**Written request**: Write out each line exactly as given. Leave the pictures out of your copy.

**Collected data**:

** START **

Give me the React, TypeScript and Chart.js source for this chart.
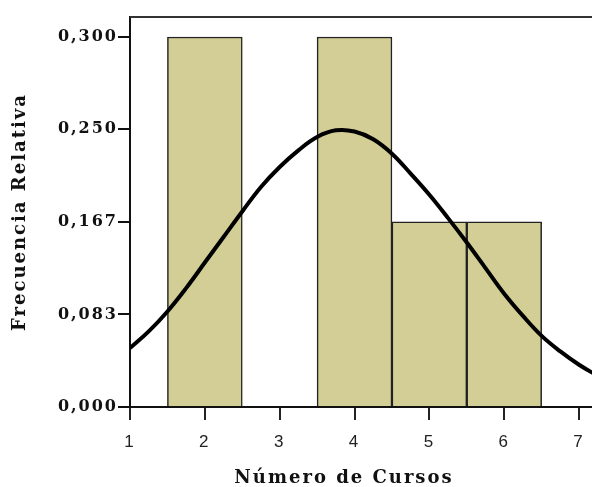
import React, { useEffect, useRef } from "react";
import { Chart, registerables } from "chart.js";

Chart.register(...registerables);

// Histogram bins (centers) and relative frequencies
const binCenters = [2, 4, 5, 6];
const relFreq = [0.333, 0.333, 0.1667, 0.1667];

// Normal curve
const curveX = [1, 1.25, 1.5, 1.75, 2, 2.25, 2.5, 2.75, 3, 3.25, 3.5, 3.75, 4, 4.25, 4.5, 4.75, 5, 5.25, 5.5, 5.75, 6, 6.25, 6.5, 6.75, 7, 7.25];
const curveY = [0.053, 0.068, 0.086, 0.107, 0.13, 0.153, 0.176, 0.198, 0.216, 0.231, 0.243, 0.249, 0.248, 0.241, 0.228, 0.21, 0.191, 0.17, 0.148, 0.125, 0.102, 0.082, 0.064, 0.05, 0.038, 0.028];

// Axis ticks
const xTicks = [1, 2, 3, 4, 5, 6, 7];
const yTickValues = [0, 0.0833, 0.1667, 0.25, 0.333];
const yTickLabels = ["0,000", "0,083", "0,167", "0,250", "0,300"];

const xTitle = "Número de Cursos";
const yTitle = "Frecuencia Relativa";

const frame = {
  id: "frame",
  beforeDraw(chart: any) {
    chart.ctx.letterSpacing = "2px";
  },
  afterDatasetsDraw(chart: any) {
    const { ctx, chartArea } = chart;
    ctx.save();
    ctx.strokeStyle = "#333";
    ctx.lineWidth = 2;
    ctx.beginPath();
    ctx.moveTo(chartArea.left, chartArea.top);
    ctx.lineTo(chartArea.right, chartArea.top);
    ctx.stroke();
    ctx.restore();
  },
  afterDraw(chart: any) {
    const { ctx, chartArea } = chart;
    ctx.save();
    ctx.letterSpacing = "2px";
    ctx.fillStyle = "#111";
    ctx.font = "bold 18px 'DejaVu Serif'";
    ctx.textAlign = "center";
    ctx.textBaseline = "middle";
    ctx.fillText(xTitle, chartArea.left + 214, 478);
    ctx.restore();
  },
};

export default function App() {
  const ref = useRef<HTMLCanvasElement>(null);
  useEffect(() => {
    if (!ref.current) return;
    const chart = new Chart(ref.current, {
      type: "bar",
      data: {
        datasets: [
          {
            type: "line",
            data: curveX.map((x, i) => ({ x, y: curveY[i] })),
            borderColor: "#000",
            borderWidth: 4,
            pointRadius: 0,
            tension: 0.4,
            fill: false,
            order: 0,
          } as any,
          {
            type: "bar",
            data: binCenters.map((x, i) => ({ x, y: relFreq[i] })),
            backgroundColor: "#d3ce96",
            borderColor: "#222",
            borderWidth: 1.5,
            barPercentage: 1,
            categoryPercentage: 1,
            order: 1,
          } as any,
        ],
      },
      options: {
        animation: false,
        responsive: false,
        events: [],
        layout: { padding: { top: 17, right: 3, left: 0, bottom: 0 } },
        plugins: { legend: { display: false }, tooltip: { enabled: false } },
        scales: {
          x: {
            type: "linear",
            min: 1,
            max: 7.4,
            offset: false,
            afterBuildTicks: (s: any) => {
              s.ticks = xTicks.map((v) => ({ value: v }));
            },
            afterFit: (s: any) => {
              s.height = 80;
            },
            grid: {
              offset: false,
              drawOnChartArea: false,
              tickLength: 13,
              color: "#222",
              lineWidth: 2,
            },
            border: { display: true, color: "#111", width: 2 },
            ticks: {
              color: "#222",
              font: { family: "Liberation Sans", size: 17 },
              padding: 12,
              maxRotation: 0,
              autoSkip: false,
              callback: (v: any) => String(v),
            },
            title: { display: false },
          },
          y: {
            type: "linear",
            min: 0,
            max: 0.351,
            afterBuildTicks: (s: any) => {
              s.ticks = yTickValues.map((v) => ({ value: v }));
            },
            afterFit: (s: any) => {
              s.width = 130;
            },
            grid: {
              drawOnChartArea: false,
              tickLength: 12,
              color: "#111",
              lineWidth: 2,
            },
            border: { display: true, color: "#111", width: 2 },
            ticks: {
              color: "#111",
              font: { family: "DejaVu Serif", size: 16, weight: "bold" },
              padding: 0,
              autoSkip: false,
              callback: (_v: any, i: number) => yTickLabels[i],
            },
            title: {
              display: true,
              text: yTitle,
              color: "#111",
              font: { family: "DejaVu Serif", size: 18, weight: "bold" },
              padding: { top: 10, bottom: 0 },
            },
          },
        },
      },
      plugins: [frame],
    });
    return () => chart.destroy();
  }, []);
  return (
    <div
      style={{
        position: "absolute",
        left: 0,
        top: 0,
        width: 592,
        height: 487,
        overflow: "hidden",
        background: "#fff",
      }}
    >
      <canvas ref={ref} width={612} height={487} style={{ display: "block" }} />
    </div>
  );
}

** END **

**Result for this task**:
Give me the React, TypeScript and Chart.js source for this chart.
import React, { useEffect, useRef } from "react";
import { Chart, registerables } from "chart.js";

Chart.register(...registerables);

// Histogram bins (centers) and relative frequencies
const binCenters = [2, 4, 5, 6];
const relFreq = [0.333, 0.333, 0.1667, 0.1667];

// Normal curve
const curveX = [1, 1.25, 1.5, 1.75, 2, 2.25, 2.5, 2.75, 3, 3.25, 3.5, 3.75, 4, 4.25, 4.5, 4.75, 5, 5.25, 5.5, 5.75, 6, 6.25, 6.5, 6.75, 7, 7.25];
const curveY = [0.053, 0.068, 0.086, 0.107, 0.13, 0.153, 0.176, 0.198, 0.216, 0.231, 0.243, 0.249, 0.248, 0.241, 0.228, 0.21, 0.191, 0.17, 0.148, 0.125, 0.102, 0.082, 0.064, 0.05, 0.038, 0.028];

// Axis ticks
const xTicks = [1, 2, 3, 4, 5, 6, 7];
const yTickValues = [0, 0.0833, 0.1667, 0.25, 0.333];
const yTickLabels = ["0,000", "0,083", "0,167", "0,250", "0,300"];

const xTitle = "Número de Cursos";
const yTitle = "Frecuencia Relativa";

const frame = {
  id: "frame",
  beforeDraw(chart: any) {
    chart.ctx.letterSpacing = "2px";
  },
  afterDatasetsDraw(chart: any) {
    const { ctx, chartArea } = chart;
    ctx.save();
    ctx.strokeStyle = "#333";
    ctx.lineWidth = 2;
    ctx.beginPath();
    ctx.moveTo(chartArea.left, chartArea.top);
    ctx.lineTo(chartArea.right, chartArea.top);
    ctx.stroke();
    ctx.restore();
  },
  afterDraw(chart: any) {
    const { ctx, chartArea } = chart;
    ctx.save();
    ctx.letterSpacing = "2px";
    ctx.fillStyle = "#111";
    ctx.font = "bold 18px 'DejaVu Serif'";
    ctx.textAlign = "center";
    ctx.textBaseline = "middle";
    ctx.fillText(xTitle, chartArea.left + 214, 478);
    ctx.restore();
  },
};

export default function App() {
  const ref = useRef<HTMLCanvasElement>(null);
  useEffect(() => {
    if (!ref.current) return;
    const chart = new Chart(ref.current, {
      type: "bar",
      data: {
        datasets: [
          {
            type: "line",
            data: curveX.map((x, i) => ({ x, y: curveY[i] })),
            borderColor: "#000",
            borderWidth: 4,
            pointRadius: 0,
            tension: 0.4,
            fill: false,
            order: 0,
          } as any,
          {
            type: "bar",
            data: binCenters.map((x, i) => ({ x, y: relFreq[i] })),
            backgroundColor: "#d3ce96",
            borderColor: "#222",
            borderWidth: 1.5,
            barPercentage: 1,
            categoryPercentage: 1,
            order: 1,
          } as any,
        ],
      },
      options: {
        animation: false,
        responsive: false,
        events: [],
        layout: { padding: { top: 17, right: 3, left: 0, bottom: 0 } },
        plugins: { legend: { display: false }, tooltip: { enabled: false } },
        scales: {
          x: {
            type: "linear",
            min: 1,
            max: 7.4,
            offset: false,
            afterBuildTicks: (s: any) => {
              s.ticks = xTicks.map((v) => ({ value: v }));
            },
            afterFit: (s: any) => {
              s.height = 80;
            },
            grid: {
              offset: false,
              drawOnChartArea: false,
              tickLength: 13,
              color: "#222",
              lineWidth: 2,
            },
            border: { display: true, color: "#111", width: 2 },
            ticks: {
              color: "#222",
              font: { family: "Liberation Sans", size: 17 },
              padding: 12,
              maxRotation: 0,
              autoSkip: false,
              callback: (v: any) => String(v),
            },
            title: { display: false },
          },
          y: {
            type: "linear",
            min: 0,
            max: 0.351,
            afterBuildTicks: (s: any) => {
              s.ticks = yTickValues.map((v) => ({ value: v }));
            },
            afterFit: (s: any) => {
              s.width = 130;
            },
            grid: {
              drawOnChartArea: false,
              tickLength: 12,
              color: "#111",
              lineWidth: 2,
            },
            border: { display: true, color: "#111", width: 2 },
            ticks: {
              color: "#111",
              font: { family: "DejaVu Serif", size: 16, weight: "bold" },
              padding: 0,
              autoSkip: false,
              callback: (_v: any, i: number) => yTickLabels[i],
            },
            title: {
              display: true,
              text: yTitle,
              color: "#111",
              font: { family: "DejaVu Serif", size: 18, weight: "bold" },
              padding: { top: 10, bottom: 0 },
            },
          },
        },
      },
      plugins: [frame],
    });
    return () => chart.destroy();
  }, []);
  return (
    <div
      style={{
        position: "absolute",
        left: 0,
        top: 0,
        width: 592,
        height: 487,
        overflow: "hidden",
        background: "#fff",
      }}
    >
      <canvas ref={ref} width={612} height={487} style={{ display: "block" }} />
    </div>
  );
}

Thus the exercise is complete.